O abuso e o reajuste de todos os nossos planos de saúde são escandalizantes, malgrado não se tenha um diploma atual que coíba todo e qualquer abuso praticado em detrimento do respectivo usuário.
Os reajustes são praticados sob os mais diversos rótulos, e os lucros exorbitantes não param de enriquecer os seus digníssimos dirigentes.
Não há aqui qualquer mensagem desabonadora ao lucro que deve reger qualquer atividade comercial. Mas, com todo o respeito, dentro de um critério de lo reasonable como dizia o filósofo e Professor Catedrático na Universidade de Madrid Luis Recaséns Siches na sua obra, Lógica do Razoável.

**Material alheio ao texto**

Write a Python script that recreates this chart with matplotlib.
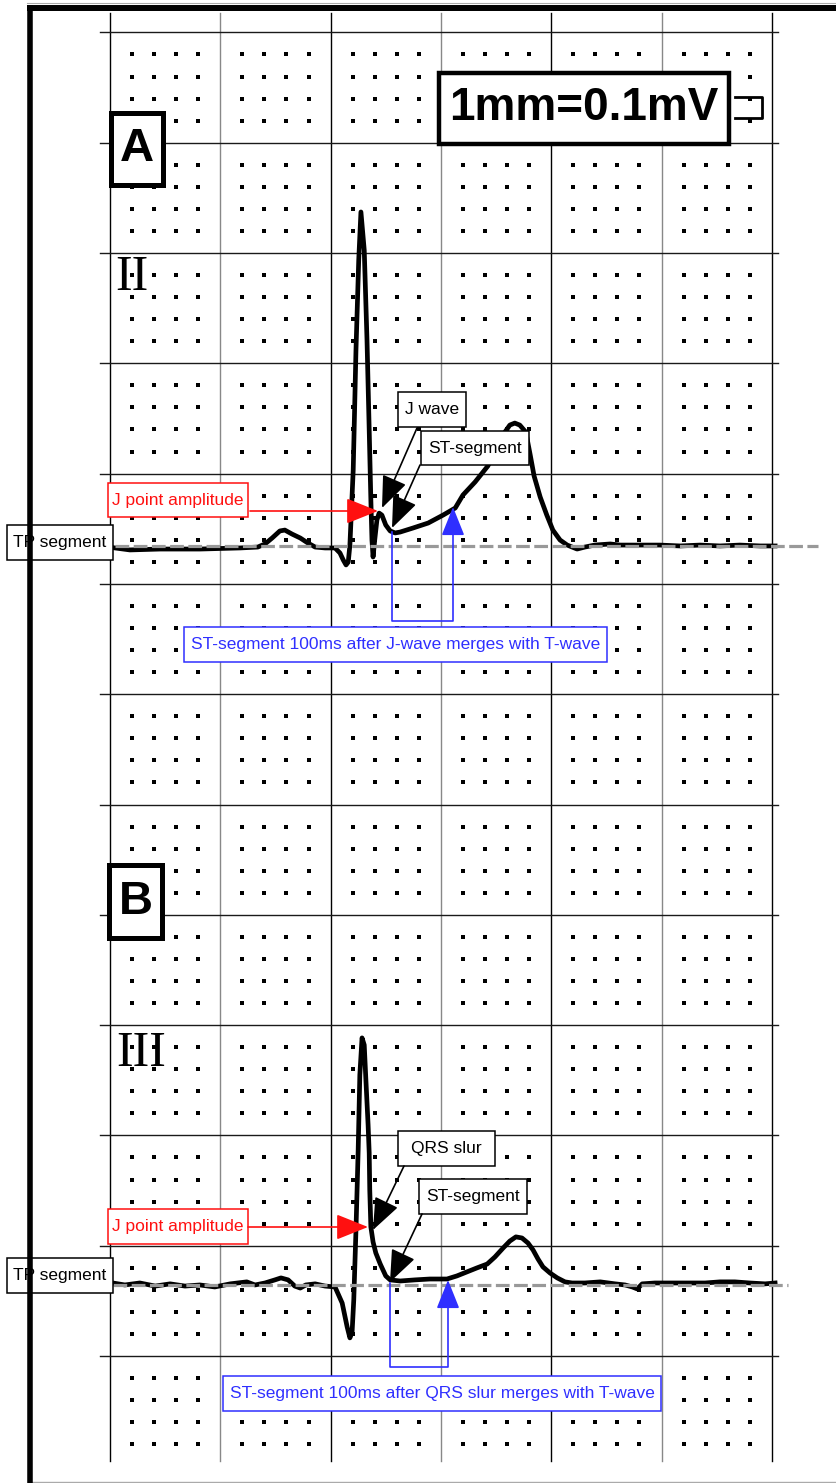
import matplotlib.pyplot as plt
from matplotlib.patches import Rectangle

# panel A, lead II: time (ms) and amplitude (mV) above the TP baseline
t_A = [9, 36, 91, 163, 236, 268, 281, 294, 308, 317, 330, 345, 359, 372, 390,
       408, 417, 423, 428, 432, 435, 441, 446, 451, 455, 461, 466, 470, 473, 475,
       477, 480, 484, 488, 493, 500, 508, 517, 526, 549, 577, 604, 626, 640, 662,
       685, 702, 716, 725, 734, 743, 754, 762, 769, 780, 792, 803, 816, 829, 847,
       861, 879, 907, 925, 961, 997, 1034, 1070, 1106, 1142, 1179, 1206]
mv_A = [-0.010, -0.019, -0.015, -0.015, -0.010, -0.006, 0.008, 0.035, 0.067, 0.071,
        0.053, 0.035, 0.012, -0.006, -0.010, -0.010, -0.033, -0.065, -0.087, -0.074,
        0.003, 0.343, 0.887, 1.295, 1.513, 1.340, 0.932, 0.524, 0.207, 0.026,
        -0.051, 0.026, 0.117, 0.148, 0.139, 0.094, 0.067, 0.058, 0.062, 0.080,
        0.103, 0.139, 0.171, 0.230, 0.289, 0.361, 0.443, 0.515, 0.547, 0.556,
        0.547, 0.515, 0.411, 0.316, 0.221, 0.139, 0.071, 0.026, 0.003, -0.015,
        -0.006, 0.003, 0.008, 0.003, 0.003, 0.003, -0.001, 0.003, -0.001, 0.003,
        -0.001, -0.001]

# panel B, lead III
t_B = [5, 27, 54, 82, 109, 136, 163, 190, 218, 248, 263, 281, 299, 310, 323,
       335, 345, 355, 372, 390, 408, 421, 430, 435, 439, 442, 446, 450, 453, 457,
       461, 464, 468, 470, 471, 473, 477, 482, 490, 495, 500, 508, 526, 553, 580,
       611, 629, 647, 665, 684, 698, 713, 725, 736, 747, 758, 767, 776, 785, 798,
       811, 825, 838, 861, 889, 916, 934, 947, 956, 965, 988, 1015, 1052, 1079,
       1106, 1133, 1160, 1188, 1206]
mv_B = [0.009, 0.0, 0.009, -0.005, 0.005, -0.005, 0.0, -0.009, 0.005, 0.014,
        0.0, 0.009, 0.023, 0.032, 0.023, -0.005, -0.014, 0.0, 0.005, -0.005,
        -0.009, -0.082, -0.190, -0.240, -0.213, -0.068, 0.249, 0.612, 0.952, 1.120,
        1.088, 0.929, 0.725, 0.598, 0.431, 0.263, 0.195, 0.145, 0.095, 0.068,
        0.041, 0.023, 0.018, 0.023, 0.027, 0.027, 0.041, 0.059, 0.077, 0.095,
        0.127, 0.168, 0.199, 0.218, 0.213, 0.190, 0.159, 0.118, 0.082, 0.054,
        0.032, 0.014, 0.009, 0.009, 0.014, 0.005, 0.0, -0.009, -0.018, 0.005,
        0.009, 0.009, 0.009, 0.009, 0.014, 0.014, 0.009, 0.005, 0.009]

base_A = 3.673   # TP baseline of each strip, mV above the lowest grid line
base_B = 0.322

big_ms, big_mv = 200, 0.5      # 5 mm squares
small_ms, small_mv = 40, 0.1   # 1 mm
n_cols, n_rows = 6, 12

# picture scale: one big square is 110.3 px
ms_px = big_ms / 110.3
mv_px = big_mv / 110.3
X0, Y0 = 110, 1356


def P(px, py):
    return (px - X0) * ms_px, (Y0 - py) * mv_px


fig = plt.figure(figsize=(8.37, 14.83), dpi=100)
ax = fig.add_axes([0, 0, 1, 1])
x_lo, y_lo = P(0, 1483)
x_hi, y_hi = P(837, 0)
ax.set_xlim(x_lo, x_hi)
ax.set_ylim(y_lo, y_hi)
ax.axis('off')

# grid
yt, yb = P(0, 13)[1], P(0, 1461)[1]
for k in range(n_cols + 1):
    ax.plot([k * big_ms] * 2, [yb, yt], color='k' if k % 2 == 0 else '#888888',
            lw=1.0, zorder=1)
xl, xr = P(100, 0)[0], P(778, 0)[0]
for k in range(n_rows + 1):
    ax.plot([xl, xr], [k * big_mv] * 2, color='#1a1a1a', lw=1.0, zorder=1)

dot_x, dot_y = [], []
for i in range(1, n_cols * 5):
    if i % 5 == 0:
        continue
    for j in range(-4, n_rows * 5):
        if j % 5 == 0:
            continue
        dot_x.append(i * small_ms)
        dot_y.append(j * small_mv)
ax.scatter(dot_x, dot_y, marker='s', s=7, color='k', linewidths=0, zorder=1)

# traces
ax.plot(t_A, [base_A + v for v in mv_A], color='k', lw=3.4, zorder=3,
        solid_joinstyle='round')
ax.plot(t_B, [base_B + v for v in mv_B], color='k', lw=3.4, zorder=3,
        solid_joinstyle='round')

# TP baselines
ax.plot([P(115, 0)[0], P(818, 0)[0]], [base_A] * 2, color='#999999', lw=2.3,
        dashes=(4.3, 1.4), zorder=4)
ax.plot([P(113, 0)[0], P(788, 0)[0]], [base_B] * 2, color='#999999', lw=2.3,
        dashes=(4.3, 1.4), zorder=4)

red = '#ff1010'
blue = '#2f2fff'


def box(x0, y0, x1, y1, text, color='k', lw=1.1, size=12.5, weight='normal'):
    a, b = P(x0, y1)
    c, d = P(x1, y0)
    ax.add_patch(Rectangle((a, b), c - a, d - b, facecolor='white',
                           edgecolor=color, lw=lw, zorder=5))
    ax.text((a + c) / 2, (b + d) / 2, text, color=color, ha='center',
            va='center', fontsize=size, fontweight=weight,
            family='Liberation Sans', zorder=5.5)


def arrow(p0, p1, color='k', hl=1.0, hw=0.4, lw=1.2):
    ax.annotate('', xy=P(*p1), xytext=P(*p0), zorder=6,
                arrowprops=dict(arrowstyle=f'-|>,head_length={hl},head_width={hw}',
                                color=color, lw=lw, shrinkA=0, shrinkB=0,
                                mutation_scale=20))


def bracket(xa, xb, ytop, ybot, ytip):
    ax.plot([P(xa, 0)[0], P(xa, 0)[0], P(xb, 0)[0], P(xb, 0)[0]],
            [P(0, ytop)[1], P(0, ybot)[1], P(0, ybot)[1], P(0, ytip + 20)[1]],
            color=blue, lw=1.2, zorder=6)
    arrow((xb, ytip + 25), (xb, ytip), color=blue, hl=0.9, hw=0.36)


# panel A annotations
box(439, 73, 729, 144, '1mm=0.1mV', lw=3.2, size=33, weight='bold')
cx = [P(735, 0)[0], P(762, 0)[0], P(762, 0)[0], P(735, 0)[0]]
cy = [P(0, 97)[1], P(0, 97)[1], P(0, 118)[1], P(0, 118)[1]]
ax.plot(cx, cy, color='k', lw=2, zorder=5)
box(111, 113, 163, 185, 'A', lw=3.6, size=34, weight='bold')
ax.text(*P(132, 278), 'II', ha='center', va='center', fontsize=36,
        family='Liberation Serif', zorder=5)
box(7, 525, 113, 560, 'TP segment')
box(108, 483, 248, 517, 'J point amplitude', color=red)
arrow((250, 511), (378, 511), color=red)
box(398, 392, 466, 427, 'J wave')
box(421, 431, 529, 465, 'ST-segment')
arrow((417, 428), (382, 508))
arrow((420, 465), (392, 528))
bracket(392, 453, 532, 621, 507)
box(184, 627, 607, 662, 'ST-segment 100ms after J-wave merges with T-wave',
    color=blue)

# panel B annotations
box(109, 865, 162, 938, 'B', lw=3.6, size=34, weight='bold')
ax.text(*P(141, 1054), 'III', ha='center', va='center', fontsize=36,
        family='Liberation Serif', zorder=5)
box(7, 1258, 113, 1293, 'TP segment')
box(108, 1209, 248, 1244, 'J point amplitude', color=red)
arrow((248, 1227), (368, 1227), color=red)
box(398, 1131, 495, 1166, 'QRS slur')
box(419, 1179, 527, 1214, 'ST-segment')
arrow((404, 1166), (373, 1230))
arrow((422, 1214), (390, 1282))
bracket(390, 448, 1283, 1367, 1280)
box(223, 1376, 661, 1411, 'ST-segment 100ms after QRS slur merges with T-wave',
    color=blue)

# outer frame
ax.plot([P(29.5, 0)[0]] * 2, [P(0, 5)[1], y_lo], color='k', lw=4, zorder=10,
        solid_capstyle='butt', clip_on=False)
ax.plot([P(27, 0)[0], x_hi], [P(0, 8)[1]] * 2, color='k', lw=4.3, zorder=10,
        solid_capstyle='butt', clip_on=False)
ax.plot([P(27, 0)[0], x_hi], [P(0, 3)[1]] * 2, color='#aaaaaa', lw=0.8, zorder=9)
ax.plot([P(30, 0)[0], x_hi], [P(0, 1482)[1]] * 2, color='#aaaaaa', lw=1.0, zorder=9)

plt.savefig('out.png', dpi=100)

É o que penso, malgrado opiniões e conceitos divergentes aqui lançados.
O próprio Governo Federal através de seu órgão fiscalizador deveria repensar e analisar melhor à espécie adequando fatos à realidade.
Enfim, para não cansar demasiadamente nossos estimados leitores e leitoras, deixo à meditação de todos para que, em um futuro recente, se possa tirar conclusões de como o decantado consumidor é tratado em nosso país.